I want to download a station departure map of a website. However, I'm not really getting anywhere with web scraping the table. Can someone help me?
library(rvest)
library(tidyverse)
link <- "https://reiseauskunft.bahn.de/bin/bhftafel.exe/dn?ld=4391&protocol=https:&rt=1&"
html <- read_html(link)
The form values are transmitted as a POST
request wich means that the values are not transmitted as part of the URL path, but rather in an encapsulated payload. Interestingly though when we click on "spaeter" a GET request is used, and we can see a URL with the parameters. We can use that URL to access the time table:
library(rvest)
library(tidyverse)
link <- "https://reiseauskunft.bahn.de/bin/bhftafel.exe/dn?ld=4391&country=DEU&protocol=https:&rt=1&input=Erfurt%20Hbf%238010101&boardType=dep&time=18:23%2B60&productsFilter=11111&&&date=31.07.23&&selectDate=&maxJourneys=&start=yes"

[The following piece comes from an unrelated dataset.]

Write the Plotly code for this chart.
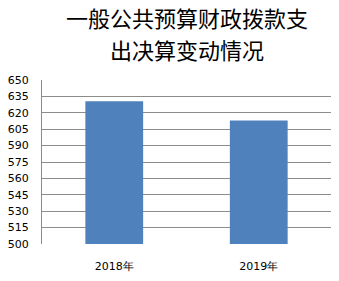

response_html <- read_html(link)
response_html |>
html_table() |>
pluck(2)
#> # A tibble: 24 × 6
#> Zeit `` Zug Richtung / Unterwegs…¹ Gleis Aktuelles
#> <chr> <chr> <chr> <chr> <chr> <chr>
#> 1 früher "" "" "" "" ""
#> 2 18:44 "aktuelle Uhrzeit" "aktuelle U… "" "" ""
#> 3 19:23 "" "FLX 1246" "Berlin Hbf (tief)\n\… "10" "19:34"
#> 4 19:28 "" "ICE 502" "Hamburg-Altona\n\n\n… "9" "19:39,G…
#> 5 19:30 "" "ICE 273" "Karlsruhe Hbf\n\n\n\… "2" "Änderun…
#> 6 19:32 "" "ICE 801" "München Hbf\n\n\n\nE… "1" "19:32"
#> 7 19:35 "" "RE 7(3… "Würzburg Hbf\n\n\n\n… "3a" ""
#> 8 19:36 "" "RE 17(7… "Naumburg(Saale)Hbf\n… "4" ""
#> 9 19:38 "" "RB 23(8… "Saalfeld(Saale)\n\n\… "6" "19:38"
#> 10 19:38 "" "RB 46(8… "Ilmenau\n\n\n\nErfur… "6" "19:38"
#> # ℹ 14 more rows
#> # ℹ abbreviated name: ¹`Richtung / Unterwegshaltestellen`
Another option would be to use the Fahrplan API. You can request an API Key and there is an R package to interact with the Farhplan API: openbahn.